New video from Nutrex, really like the gym in the video called Hammer Strength but there website is under construction. Its in Durham and looks big and kitted out with some good stuff. Some of the best arms in the business so might try some of his exercises for biceps.

http://underground.nutrex.com/videos/


----------



## Suprakill4 (Jul 11, 2008)

awesome, he is a complete nutter!! On one of his vids he shouts 'Zacks coming to get you!!! All you boys will be scared crying to mummy saying zacks coming for me, I EAT KIDS FOR BREAKFAST' LOL Very entertaining. He does seem off his t1ts in his videos.


----------



## SoulXedge (Mar 15, 2010)

Aye he is nuts

I have been enjoying his blogs watching them on you tube

Anyone seen his rap haha fair play for trying he knows he can't rap for schit haha he doesn't give a fcuk!
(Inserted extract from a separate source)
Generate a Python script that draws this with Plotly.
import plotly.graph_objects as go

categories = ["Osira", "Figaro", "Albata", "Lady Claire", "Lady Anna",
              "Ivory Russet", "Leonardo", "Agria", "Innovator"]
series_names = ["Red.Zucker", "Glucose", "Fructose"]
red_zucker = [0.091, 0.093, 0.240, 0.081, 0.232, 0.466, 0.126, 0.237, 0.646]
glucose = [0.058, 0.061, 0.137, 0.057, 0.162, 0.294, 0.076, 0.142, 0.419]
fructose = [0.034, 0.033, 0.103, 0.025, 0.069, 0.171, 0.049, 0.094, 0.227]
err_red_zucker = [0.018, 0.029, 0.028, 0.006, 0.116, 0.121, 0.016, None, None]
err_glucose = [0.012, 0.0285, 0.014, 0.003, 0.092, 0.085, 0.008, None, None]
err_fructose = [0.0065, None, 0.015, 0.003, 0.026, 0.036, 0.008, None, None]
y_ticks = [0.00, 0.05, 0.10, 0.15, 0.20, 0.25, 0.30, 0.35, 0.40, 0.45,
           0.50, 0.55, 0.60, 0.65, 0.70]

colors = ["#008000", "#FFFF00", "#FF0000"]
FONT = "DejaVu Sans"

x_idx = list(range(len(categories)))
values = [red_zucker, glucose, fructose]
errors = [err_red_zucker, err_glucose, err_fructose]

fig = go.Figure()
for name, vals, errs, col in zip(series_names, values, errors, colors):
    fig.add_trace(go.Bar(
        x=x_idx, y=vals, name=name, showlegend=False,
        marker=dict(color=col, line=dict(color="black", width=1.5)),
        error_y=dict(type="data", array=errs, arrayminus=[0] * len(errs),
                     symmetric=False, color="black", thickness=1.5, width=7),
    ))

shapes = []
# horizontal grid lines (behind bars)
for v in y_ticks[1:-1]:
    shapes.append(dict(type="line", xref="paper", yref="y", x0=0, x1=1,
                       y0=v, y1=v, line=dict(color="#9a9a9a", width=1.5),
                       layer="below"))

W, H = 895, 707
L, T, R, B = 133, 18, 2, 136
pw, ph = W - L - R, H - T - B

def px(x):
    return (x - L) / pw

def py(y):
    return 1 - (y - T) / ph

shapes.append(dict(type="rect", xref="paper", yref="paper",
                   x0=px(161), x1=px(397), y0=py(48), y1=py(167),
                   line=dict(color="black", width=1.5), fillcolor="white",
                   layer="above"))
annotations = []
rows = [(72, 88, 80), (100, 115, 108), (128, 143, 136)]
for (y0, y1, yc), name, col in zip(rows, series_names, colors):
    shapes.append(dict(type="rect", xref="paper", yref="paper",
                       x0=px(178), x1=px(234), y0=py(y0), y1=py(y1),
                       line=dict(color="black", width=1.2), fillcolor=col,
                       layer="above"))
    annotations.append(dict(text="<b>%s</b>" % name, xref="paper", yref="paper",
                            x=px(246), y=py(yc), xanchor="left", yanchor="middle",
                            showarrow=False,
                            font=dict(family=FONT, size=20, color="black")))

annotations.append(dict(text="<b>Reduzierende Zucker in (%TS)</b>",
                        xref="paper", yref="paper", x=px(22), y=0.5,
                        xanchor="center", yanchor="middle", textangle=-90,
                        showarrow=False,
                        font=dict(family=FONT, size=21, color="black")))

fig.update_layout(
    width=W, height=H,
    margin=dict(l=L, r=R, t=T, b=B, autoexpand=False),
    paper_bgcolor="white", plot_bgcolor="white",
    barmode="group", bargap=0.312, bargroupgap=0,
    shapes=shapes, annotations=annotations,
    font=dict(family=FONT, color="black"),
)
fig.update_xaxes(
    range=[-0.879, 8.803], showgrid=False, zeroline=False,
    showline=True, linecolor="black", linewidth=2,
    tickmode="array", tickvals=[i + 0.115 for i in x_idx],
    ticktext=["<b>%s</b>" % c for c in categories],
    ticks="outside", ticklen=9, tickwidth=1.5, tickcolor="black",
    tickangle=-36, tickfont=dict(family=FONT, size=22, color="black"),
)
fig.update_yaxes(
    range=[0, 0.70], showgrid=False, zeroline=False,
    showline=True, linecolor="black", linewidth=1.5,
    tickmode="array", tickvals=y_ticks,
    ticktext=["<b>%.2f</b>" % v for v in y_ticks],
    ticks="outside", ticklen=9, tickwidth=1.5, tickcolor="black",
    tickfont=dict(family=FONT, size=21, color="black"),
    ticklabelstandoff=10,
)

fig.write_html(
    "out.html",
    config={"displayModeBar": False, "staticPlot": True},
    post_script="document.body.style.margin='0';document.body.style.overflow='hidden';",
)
"game motherfcuking ova" as zack would say


----------



## mark333 (Jul 9, 2006)

I really hope he comes back when is legs are ready with some good placings he deserves it


----------



## darksider (Apr 5, 2011)

this geezer is f"*@kin awsome!!


----------



## kash77 (Mar 20, 2011)

yea the guy really knows how to rage himself up especially when he goes he hates guys who are constantly on the phone to there girlfriends in the gym he wont let pu s s y get in the way none of that stuff in his gym lol yea babes i be home in 10 minutes f that schit you have to be a man to be the man


----------



## James s (Sep 18, 2010)

Not bad stuff, although has the usual Nutrex in your face tubs everywhere like on his own gym videos, at least it has less over the top gangsta rubbish lol.


----------



## Big Dawg (Feb 24, 2008)

It's so hard to listen to him talk, because whether he is or not, he comes across as a bit simple. I'm not saying he is at all; he just seems to really struggle with his words. Anyway, doesn't mean I'm not a fan - I am! I respect how positive he's stayed throughout his injury and he seems like a really nice guy.


----------



## Raptor (Feb 16, 2010)

Big guy, his accent makes me laugh...

I once had a misunderstanding with Zack over a picture of a cat, true story.


----------



## The Ultimate Warrior (Dec 20, 2010)

Raptor said:


> I once had a misunderstanding with Zack over a picture of a cat, true story.


lol wut?


----------



## Raptor (Feb 16, 2010)

JPaycheck said:


> lol wut?


He was on my facebook at one point, he posted a bicep routine as his status and i posted the link:










Shortly after i got a message saying "Look if you are not interested then don't post on my page"

So i replied with "Re-read the pic"

And he replied with "hehe, is that a cat? i have smoked too much ganja today.. my bad"

Lol, whenever i say i had a disagreement with Zack over a cat people are like huh? haha


----------



## NoodleArms (Apr 17, 2011)

LOL this guy is nuts!


----------



## The Ultimate Warrior (Dec 20, 2010)

Raptor said:


> He was on my facebook at one point, he posted a bicep routine as his status and i posted the link:
> 
> 
> 
> ...


haha damn it, that cat never fails to crack me up! Everytime, even when I know its coming!

Thats awesome! - was just re-reading your post to think of something to write and that damn cat cracked me up again - I love it!


----------



## Nickthegreek (Jan 27, 2011)

Yep Zack Khan is wicked , got him on the facebook as well. Good to drop set on biceps. Id say bies are one of my biggest weaknesses at the moment, gotta bomb them to bring em up. Hitting them tomorrow with back can't wait now!!!


----------



## defdaz (Nov 11, 2007)

Glad you guys are enjoying his blogs! Since I'm his webmaster I talk to him a lot and I have to say he's a great guy, really down to earth. Hi DVD is on offer on his website at the moment - well worth buying (especially since I did the cover!! lol).

Edit - a lot of the stuff he does on the blogs (gangsta stuff etc. is just for the fun of it really - he acknowledges it'd be pretty boring if all he did was train and talk sense all the time! :lol: )


----------